I've been through a lot of final rounds over 15 years, and the PwC onsite has some specific features that tripped up people I know who weren't prepared.

What 'onsite' means at PwC in 2026: it depends. For roles tied to a specific office, you may go in. For tech advisory roles with distributed teams, mine was a virtual panel over Zoom. Three interviewers, one session, 90 minutes total.

Who's in the room (or on the call): Mine was: the hiring manager, a peer-level engineer from the team, and an HR business partner. The combination matters because each person is evaluating different things.

Structure: No fixed agenda was shared in advance, which I found a little annoying. It started with brief intros (10 min), then a case-style discussion (20 min), then behavioral questions (40 min), then time for my questions (15 min). There was no additional coding problem at this stage.

The case discussion: Not a formal McKinsey-style case, but close. They described a client scenario: a mid-size financial firm migrating legacy infrastructure to cloud, behind schedule, over budget. They asked what I'd do in the first 30 days as the tech lead on that engagement. They wanted structured thinking: triage, stakeholder alignment, risk identification. I walked through it out loud and they asked follow-ups.
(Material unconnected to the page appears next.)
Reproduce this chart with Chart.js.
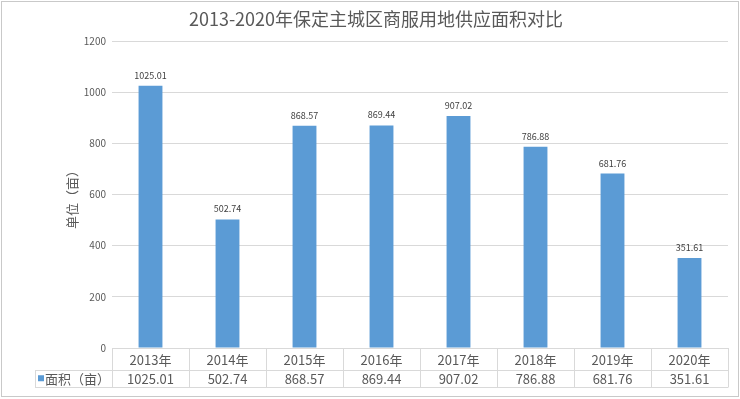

Behavioral questions at final round: Deeper than earlier rounds. More about leadership, managing conflict between teams, and handling client pressure. They seemed to be testing whether I'd be steady in messy situations.
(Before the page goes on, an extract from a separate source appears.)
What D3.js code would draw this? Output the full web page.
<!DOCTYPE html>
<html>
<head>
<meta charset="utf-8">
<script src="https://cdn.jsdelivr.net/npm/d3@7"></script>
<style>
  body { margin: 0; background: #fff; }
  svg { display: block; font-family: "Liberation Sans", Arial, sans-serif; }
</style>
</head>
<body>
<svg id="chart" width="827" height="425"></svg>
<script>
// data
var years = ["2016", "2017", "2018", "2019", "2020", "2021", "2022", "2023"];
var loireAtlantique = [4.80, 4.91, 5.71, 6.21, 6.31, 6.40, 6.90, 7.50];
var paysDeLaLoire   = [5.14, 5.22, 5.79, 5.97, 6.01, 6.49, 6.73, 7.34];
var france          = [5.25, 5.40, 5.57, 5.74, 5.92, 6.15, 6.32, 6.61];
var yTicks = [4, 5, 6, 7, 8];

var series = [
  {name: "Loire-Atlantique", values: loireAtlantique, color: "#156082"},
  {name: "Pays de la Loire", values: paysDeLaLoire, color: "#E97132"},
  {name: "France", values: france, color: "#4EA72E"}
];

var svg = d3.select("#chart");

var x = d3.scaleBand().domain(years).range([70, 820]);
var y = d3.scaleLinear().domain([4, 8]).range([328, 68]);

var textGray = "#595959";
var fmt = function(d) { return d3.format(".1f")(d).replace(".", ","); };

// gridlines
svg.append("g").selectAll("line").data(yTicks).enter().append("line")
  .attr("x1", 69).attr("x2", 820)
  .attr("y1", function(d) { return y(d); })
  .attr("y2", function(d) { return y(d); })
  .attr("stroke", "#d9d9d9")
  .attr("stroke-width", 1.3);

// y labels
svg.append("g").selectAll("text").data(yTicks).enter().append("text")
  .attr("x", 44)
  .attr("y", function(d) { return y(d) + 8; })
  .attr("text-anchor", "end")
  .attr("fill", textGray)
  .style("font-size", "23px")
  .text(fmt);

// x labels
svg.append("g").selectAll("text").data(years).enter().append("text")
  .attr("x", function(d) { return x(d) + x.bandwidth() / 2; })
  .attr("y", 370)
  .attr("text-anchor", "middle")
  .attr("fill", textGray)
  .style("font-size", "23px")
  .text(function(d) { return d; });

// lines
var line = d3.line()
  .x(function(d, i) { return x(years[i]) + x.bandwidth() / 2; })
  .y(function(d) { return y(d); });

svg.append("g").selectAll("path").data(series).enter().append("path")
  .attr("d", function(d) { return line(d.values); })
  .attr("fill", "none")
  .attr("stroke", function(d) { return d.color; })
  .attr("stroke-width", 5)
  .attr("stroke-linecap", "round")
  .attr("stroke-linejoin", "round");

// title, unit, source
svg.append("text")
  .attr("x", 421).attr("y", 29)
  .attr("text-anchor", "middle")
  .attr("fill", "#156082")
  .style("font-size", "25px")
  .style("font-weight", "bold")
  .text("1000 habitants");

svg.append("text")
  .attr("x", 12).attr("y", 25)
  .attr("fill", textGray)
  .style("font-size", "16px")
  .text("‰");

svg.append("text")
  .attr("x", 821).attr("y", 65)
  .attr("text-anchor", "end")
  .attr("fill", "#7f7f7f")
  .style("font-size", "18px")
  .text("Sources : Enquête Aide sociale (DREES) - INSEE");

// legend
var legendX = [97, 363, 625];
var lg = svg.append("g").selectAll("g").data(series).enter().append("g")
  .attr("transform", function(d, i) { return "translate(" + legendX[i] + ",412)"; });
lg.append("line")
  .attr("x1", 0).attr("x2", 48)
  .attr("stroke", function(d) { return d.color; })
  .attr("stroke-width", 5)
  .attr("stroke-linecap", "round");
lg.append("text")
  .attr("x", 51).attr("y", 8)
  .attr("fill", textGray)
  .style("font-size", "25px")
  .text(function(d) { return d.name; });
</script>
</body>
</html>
What moved the needle: doing my homework on PwC's recent tech investments. I referenced their partnership with Microsoft (Azure) and their work in AI for audit in my answers. That landed noticeably well.
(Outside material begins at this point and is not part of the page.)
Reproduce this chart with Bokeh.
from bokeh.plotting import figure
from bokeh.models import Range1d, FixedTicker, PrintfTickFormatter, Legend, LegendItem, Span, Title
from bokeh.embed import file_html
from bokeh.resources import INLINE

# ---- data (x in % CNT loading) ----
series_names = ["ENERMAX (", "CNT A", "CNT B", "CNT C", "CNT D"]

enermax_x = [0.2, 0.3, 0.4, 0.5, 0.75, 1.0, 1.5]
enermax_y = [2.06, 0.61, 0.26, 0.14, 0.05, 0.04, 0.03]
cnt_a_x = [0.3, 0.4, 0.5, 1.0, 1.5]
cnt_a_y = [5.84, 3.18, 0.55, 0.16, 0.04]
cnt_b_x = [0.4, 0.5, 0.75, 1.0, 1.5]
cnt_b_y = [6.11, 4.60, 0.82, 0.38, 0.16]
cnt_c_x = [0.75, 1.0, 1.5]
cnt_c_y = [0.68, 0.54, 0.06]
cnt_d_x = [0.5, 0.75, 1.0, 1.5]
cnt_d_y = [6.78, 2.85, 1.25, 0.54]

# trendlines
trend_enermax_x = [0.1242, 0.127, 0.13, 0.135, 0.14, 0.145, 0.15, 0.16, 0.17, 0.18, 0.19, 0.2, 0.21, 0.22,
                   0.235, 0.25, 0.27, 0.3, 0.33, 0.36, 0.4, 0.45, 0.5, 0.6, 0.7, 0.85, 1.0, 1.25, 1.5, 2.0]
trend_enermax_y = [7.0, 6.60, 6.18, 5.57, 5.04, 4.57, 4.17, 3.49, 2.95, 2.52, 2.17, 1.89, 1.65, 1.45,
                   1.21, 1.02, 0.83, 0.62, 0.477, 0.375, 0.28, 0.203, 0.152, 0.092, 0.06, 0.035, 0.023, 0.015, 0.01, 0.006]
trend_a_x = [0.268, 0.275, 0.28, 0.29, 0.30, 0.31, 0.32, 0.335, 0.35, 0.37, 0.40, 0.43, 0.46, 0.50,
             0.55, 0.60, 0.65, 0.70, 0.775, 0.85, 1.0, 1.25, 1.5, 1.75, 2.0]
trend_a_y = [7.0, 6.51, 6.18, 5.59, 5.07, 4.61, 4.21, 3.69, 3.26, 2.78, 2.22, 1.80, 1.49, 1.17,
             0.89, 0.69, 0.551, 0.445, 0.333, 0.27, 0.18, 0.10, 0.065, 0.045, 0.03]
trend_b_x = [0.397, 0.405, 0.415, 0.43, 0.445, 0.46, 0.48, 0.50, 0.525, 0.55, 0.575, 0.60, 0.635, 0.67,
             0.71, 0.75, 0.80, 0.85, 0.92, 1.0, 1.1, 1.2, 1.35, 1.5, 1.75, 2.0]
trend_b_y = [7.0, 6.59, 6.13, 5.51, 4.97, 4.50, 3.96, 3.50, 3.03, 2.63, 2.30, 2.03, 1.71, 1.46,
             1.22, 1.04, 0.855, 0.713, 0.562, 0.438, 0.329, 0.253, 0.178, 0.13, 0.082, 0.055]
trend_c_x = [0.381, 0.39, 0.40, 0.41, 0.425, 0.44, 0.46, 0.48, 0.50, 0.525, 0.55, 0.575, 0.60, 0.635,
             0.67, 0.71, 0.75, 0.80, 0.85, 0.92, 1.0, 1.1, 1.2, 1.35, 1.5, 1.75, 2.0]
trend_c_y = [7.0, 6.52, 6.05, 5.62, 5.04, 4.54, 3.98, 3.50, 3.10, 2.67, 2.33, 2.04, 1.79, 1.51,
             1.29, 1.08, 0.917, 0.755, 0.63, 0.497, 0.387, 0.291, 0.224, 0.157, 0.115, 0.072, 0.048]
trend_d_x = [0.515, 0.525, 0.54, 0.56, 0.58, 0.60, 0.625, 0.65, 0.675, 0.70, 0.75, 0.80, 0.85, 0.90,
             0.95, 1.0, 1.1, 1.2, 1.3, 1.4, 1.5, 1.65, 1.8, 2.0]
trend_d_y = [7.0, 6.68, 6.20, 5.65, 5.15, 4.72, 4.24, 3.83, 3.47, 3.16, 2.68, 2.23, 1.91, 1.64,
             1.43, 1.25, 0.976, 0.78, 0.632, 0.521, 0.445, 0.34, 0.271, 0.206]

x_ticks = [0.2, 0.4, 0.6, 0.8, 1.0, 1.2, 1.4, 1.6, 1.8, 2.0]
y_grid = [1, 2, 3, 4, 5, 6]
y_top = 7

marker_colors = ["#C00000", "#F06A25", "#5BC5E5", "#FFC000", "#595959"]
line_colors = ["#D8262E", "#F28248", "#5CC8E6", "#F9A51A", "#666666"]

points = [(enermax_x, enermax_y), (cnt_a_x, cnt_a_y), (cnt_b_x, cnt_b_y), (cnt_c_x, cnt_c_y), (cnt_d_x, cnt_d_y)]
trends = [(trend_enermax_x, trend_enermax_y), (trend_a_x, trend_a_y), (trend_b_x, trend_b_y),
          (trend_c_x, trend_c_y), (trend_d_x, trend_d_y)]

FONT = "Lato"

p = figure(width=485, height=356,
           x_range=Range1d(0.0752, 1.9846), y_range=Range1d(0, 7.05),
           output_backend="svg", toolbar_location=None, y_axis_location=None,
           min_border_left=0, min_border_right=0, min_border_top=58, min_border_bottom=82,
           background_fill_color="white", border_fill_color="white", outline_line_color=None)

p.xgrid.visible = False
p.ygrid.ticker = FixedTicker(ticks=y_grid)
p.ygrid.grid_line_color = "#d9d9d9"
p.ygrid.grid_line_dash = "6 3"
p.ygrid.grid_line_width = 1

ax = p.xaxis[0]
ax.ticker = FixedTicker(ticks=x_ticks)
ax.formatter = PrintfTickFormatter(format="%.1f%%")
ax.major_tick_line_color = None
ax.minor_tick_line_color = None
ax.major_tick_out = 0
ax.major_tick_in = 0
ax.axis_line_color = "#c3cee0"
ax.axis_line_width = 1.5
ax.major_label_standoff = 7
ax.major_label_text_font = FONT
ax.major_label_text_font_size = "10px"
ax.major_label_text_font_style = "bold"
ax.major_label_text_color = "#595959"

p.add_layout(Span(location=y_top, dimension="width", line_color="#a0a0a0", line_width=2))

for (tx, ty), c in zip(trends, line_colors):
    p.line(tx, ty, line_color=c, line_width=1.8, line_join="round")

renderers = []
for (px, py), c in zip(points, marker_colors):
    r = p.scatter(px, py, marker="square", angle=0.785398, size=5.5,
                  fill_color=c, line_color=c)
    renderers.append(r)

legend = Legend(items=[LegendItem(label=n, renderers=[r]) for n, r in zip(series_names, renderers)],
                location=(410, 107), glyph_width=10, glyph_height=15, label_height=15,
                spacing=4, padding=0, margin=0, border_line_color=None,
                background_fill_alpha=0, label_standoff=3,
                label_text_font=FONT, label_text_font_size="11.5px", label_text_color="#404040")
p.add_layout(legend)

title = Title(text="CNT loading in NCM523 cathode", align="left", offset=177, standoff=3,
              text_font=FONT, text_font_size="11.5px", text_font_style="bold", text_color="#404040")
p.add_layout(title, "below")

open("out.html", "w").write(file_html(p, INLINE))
Decision timeline: offer came 8 business days after the final. Felt fast for a firm that size.

5 replies

director_dee

The case discussion at final round is really a proxy for how you'd present to a client. PwC partners want to know if they can put you in front of a senior stakeholder. Structured thinking out loud, no hemming and hawing, clear recommendations even with incomplete info.

hardware_hugo

8 business days for an offer at a Big Four is genuinely fast. I assumed they'd have committee layers that slow things down.

qa_quinn

I think the offer speed depends heavily on the hiring manager. Mine clearly wanted to close quickly. I've heard others wait 3+ weeks. If you have competing offers, mention your timeline politely after the final round.

firsttime_mgr

Did the HR business partner ask anything substantive, or were they mostly observing? I always wonder what that role is actually doing in panels.

alex_design

The HRBP asked two questions, both behavioral and fairly surface-level. My read is that they're flagging culture-fit red flags more than evaluating deeply. Answer professionally and don't get caught off guard by the switch to an HR voice.